◆ Collected data
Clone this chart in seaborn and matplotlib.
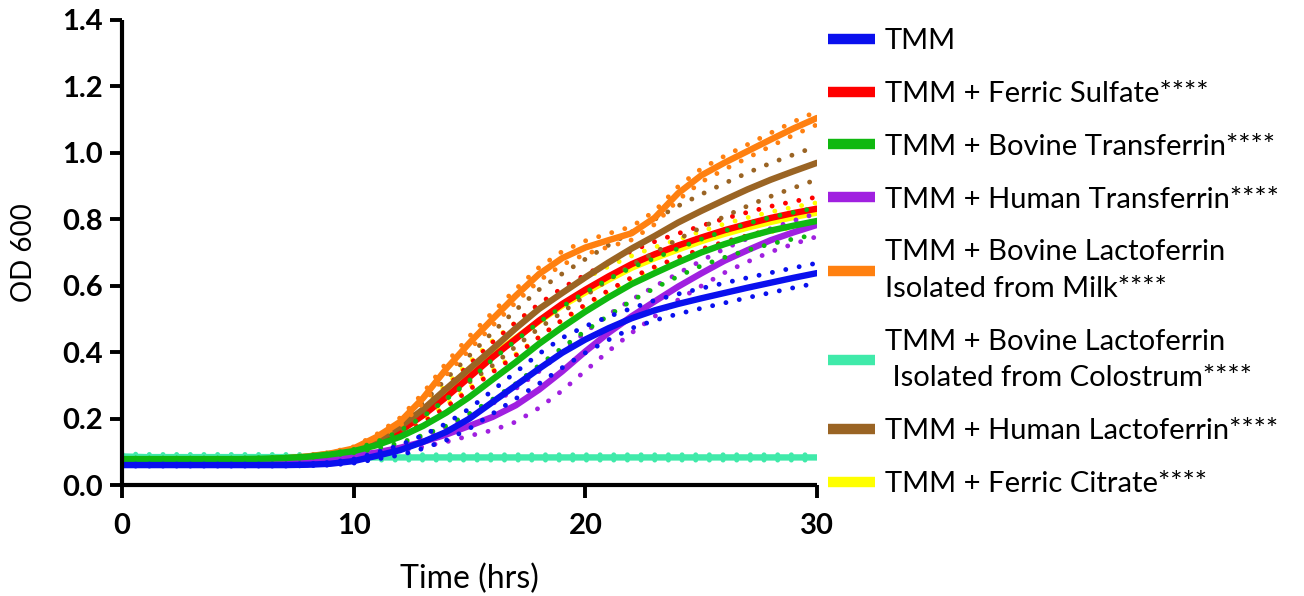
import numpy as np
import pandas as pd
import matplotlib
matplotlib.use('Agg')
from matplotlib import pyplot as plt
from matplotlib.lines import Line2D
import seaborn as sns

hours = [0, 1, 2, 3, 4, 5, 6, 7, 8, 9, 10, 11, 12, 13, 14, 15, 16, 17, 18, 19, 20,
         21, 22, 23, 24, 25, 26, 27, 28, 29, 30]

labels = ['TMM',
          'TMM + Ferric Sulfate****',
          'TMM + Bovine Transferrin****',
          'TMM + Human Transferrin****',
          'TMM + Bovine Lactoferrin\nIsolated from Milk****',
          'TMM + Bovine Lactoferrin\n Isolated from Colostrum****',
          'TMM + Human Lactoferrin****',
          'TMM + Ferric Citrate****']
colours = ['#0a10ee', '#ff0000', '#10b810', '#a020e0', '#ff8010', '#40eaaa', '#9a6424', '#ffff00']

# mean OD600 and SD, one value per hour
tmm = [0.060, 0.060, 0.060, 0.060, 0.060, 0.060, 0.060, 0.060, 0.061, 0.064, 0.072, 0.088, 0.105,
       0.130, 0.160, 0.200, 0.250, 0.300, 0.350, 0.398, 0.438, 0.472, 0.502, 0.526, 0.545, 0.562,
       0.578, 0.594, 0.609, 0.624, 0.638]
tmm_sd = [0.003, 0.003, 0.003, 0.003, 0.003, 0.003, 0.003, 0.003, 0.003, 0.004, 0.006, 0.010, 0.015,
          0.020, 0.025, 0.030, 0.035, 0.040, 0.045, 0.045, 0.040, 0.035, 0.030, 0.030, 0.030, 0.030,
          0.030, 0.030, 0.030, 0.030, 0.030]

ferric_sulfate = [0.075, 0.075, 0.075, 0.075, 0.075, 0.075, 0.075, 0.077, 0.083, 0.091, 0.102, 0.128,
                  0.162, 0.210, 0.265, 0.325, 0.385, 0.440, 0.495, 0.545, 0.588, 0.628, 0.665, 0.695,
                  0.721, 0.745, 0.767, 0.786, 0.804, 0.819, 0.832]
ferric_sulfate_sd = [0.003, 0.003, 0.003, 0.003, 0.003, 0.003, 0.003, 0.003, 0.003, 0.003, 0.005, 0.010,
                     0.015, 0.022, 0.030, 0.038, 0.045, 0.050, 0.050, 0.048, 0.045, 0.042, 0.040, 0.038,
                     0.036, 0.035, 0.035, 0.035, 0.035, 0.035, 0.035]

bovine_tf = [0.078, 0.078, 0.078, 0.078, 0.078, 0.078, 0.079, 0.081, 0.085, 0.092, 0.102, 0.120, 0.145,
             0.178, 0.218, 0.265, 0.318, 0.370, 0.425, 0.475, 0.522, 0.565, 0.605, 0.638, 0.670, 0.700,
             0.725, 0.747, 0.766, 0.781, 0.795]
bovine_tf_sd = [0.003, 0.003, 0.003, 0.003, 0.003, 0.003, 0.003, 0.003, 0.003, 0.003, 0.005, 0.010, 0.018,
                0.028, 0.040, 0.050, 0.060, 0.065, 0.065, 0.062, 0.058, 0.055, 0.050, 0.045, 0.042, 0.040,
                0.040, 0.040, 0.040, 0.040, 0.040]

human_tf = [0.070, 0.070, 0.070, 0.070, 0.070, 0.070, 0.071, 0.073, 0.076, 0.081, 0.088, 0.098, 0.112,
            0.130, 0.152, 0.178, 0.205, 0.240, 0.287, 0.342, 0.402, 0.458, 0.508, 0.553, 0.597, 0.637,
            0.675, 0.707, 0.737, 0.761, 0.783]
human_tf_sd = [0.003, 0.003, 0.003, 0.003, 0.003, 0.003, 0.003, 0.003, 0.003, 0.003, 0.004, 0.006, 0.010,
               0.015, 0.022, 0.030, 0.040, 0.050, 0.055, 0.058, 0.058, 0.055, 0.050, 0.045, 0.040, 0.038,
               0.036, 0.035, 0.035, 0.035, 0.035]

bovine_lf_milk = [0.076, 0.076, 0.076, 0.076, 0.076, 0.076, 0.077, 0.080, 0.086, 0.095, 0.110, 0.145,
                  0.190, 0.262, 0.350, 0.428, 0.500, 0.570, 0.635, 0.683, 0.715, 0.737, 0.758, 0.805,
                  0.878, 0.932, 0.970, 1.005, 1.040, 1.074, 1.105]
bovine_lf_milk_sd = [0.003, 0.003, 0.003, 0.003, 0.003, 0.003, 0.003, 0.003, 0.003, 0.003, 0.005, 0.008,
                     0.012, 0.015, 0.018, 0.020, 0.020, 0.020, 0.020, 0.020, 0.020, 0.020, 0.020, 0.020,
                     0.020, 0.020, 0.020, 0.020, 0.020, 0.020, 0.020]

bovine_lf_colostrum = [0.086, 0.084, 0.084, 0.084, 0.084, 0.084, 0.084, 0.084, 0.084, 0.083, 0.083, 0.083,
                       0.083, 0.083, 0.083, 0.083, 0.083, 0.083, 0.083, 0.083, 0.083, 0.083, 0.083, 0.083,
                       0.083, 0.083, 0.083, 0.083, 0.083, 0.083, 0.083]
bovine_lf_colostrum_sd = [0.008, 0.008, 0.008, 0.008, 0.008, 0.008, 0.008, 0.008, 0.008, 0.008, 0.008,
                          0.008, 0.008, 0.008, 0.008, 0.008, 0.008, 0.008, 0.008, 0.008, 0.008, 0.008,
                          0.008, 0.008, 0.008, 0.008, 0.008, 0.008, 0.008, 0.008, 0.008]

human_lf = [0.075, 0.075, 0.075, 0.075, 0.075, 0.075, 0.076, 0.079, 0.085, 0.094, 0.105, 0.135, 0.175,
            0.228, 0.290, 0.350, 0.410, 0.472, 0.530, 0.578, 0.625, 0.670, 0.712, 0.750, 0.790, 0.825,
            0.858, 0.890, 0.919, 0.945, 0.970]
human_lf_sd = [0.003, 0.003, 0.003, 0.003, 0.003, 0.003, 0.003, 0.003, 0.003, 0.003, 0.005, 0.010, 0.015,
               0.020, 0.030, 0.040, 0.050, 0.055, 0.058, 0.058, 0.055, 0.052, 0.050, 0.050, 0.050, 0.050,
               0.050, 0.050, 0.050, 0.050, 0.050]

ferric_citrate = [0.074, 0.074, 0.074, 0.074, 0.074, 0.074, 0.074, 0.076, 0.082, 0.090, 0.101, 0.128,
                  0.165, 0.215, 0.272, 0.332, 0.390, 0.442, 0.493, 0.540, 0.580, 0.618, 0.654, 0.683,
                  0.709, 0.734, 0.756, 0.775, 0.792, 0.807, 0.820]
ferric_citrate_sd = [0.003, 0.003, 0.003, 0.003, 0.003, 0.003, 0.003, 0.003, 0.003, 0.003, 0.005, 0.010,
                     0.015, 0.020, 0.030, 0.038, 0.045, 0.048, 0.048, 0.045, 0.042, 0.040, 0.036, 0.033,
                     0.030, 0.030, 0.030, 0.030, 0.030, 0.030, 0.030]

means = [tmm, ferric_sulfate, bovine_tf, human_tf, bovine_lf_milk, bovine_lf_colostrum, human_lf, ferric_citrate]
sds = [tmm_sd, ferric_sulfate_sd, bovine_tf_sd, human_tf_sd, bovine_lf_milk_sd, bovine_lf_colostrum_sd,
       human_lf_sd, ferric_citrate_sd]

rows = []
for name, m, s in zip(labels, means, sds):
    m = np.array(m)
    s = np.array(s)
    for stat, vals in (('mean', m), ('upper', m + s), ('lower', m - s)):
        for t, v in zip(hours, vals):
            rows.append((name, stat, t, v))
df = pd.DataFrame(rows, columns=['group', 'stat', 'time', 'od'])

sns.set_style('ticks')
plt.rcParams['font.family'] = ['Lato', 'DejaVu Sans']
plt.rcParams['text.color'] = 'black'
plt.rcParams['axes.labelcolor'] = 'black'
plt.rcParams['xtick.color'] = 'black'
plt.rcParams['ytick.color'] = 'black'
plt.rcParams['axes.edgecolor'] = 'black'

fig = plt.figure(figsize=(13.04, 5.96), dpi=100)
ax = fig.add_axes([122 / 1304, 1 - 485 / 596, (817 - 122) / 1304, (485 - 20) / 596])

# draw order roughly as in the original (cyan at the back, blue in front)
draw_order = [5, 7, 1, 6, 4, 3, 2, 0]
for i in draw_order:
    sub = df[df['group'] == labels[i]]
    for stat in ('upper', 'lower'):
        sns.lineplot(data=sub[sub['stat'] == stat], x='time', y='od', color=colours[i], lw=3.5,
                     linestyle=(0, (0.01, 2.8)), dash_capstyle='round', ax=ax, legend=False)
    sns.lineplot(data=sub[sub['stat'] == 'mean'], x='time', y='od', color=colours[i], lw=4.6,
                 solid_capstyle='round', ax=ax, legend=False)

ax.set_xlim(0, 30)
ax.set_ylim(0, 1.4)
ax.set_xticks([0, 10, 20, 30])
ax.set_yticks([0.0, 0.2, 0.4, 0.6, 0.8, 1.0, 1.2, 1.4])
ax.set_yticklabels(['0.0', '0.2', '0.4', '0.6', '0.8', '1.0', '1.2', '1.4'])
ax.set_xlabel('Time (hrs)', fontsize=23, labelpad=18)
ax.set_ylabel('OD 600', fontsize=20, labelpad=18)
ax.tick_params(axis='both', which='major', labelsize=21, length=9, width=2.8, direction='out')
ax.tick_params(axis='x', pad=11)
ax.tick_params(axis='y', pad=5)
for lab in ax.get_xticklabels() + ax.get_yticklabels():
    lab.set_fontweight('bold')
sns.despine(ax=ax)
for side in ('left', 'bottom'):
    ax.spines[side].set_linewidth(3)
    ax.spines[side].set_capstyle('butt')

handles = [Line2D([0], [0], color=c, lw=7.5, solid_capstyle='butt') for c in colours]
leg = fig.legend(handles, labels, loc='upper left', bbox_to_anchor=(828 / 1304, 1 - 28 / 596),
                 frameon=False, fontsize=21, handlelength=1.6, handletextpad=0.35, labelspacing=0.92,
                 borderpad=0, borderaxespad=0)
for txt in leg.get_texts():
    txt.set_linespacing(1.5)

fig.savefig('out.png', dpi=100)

◆ What is expected
Set down again, exactly, the lines of the material above from its first line to the one with "21, 22, 23, 24, 25, 26, 27, 28, 29, 30]", inclusive. Leave the pictures out.

◆ Final result
Clone this chart in seaborn and matplotlib.
import numpy as np
import pandas as pd
import matplotlib
matplotlib.use('Agg')
from matplotlib import pyplot as plt
from matplotlib.lines import Line2D
import seaborn as sns

hours = [0, 1, 2, 3, 4, 5, 6, 7, 8, 9, 10, 11, 12, 13, 14, 15, 16, 17, 18, 19, 20,
         21, 22, 23, 24, 25, 26, 27, 28, 29, 30]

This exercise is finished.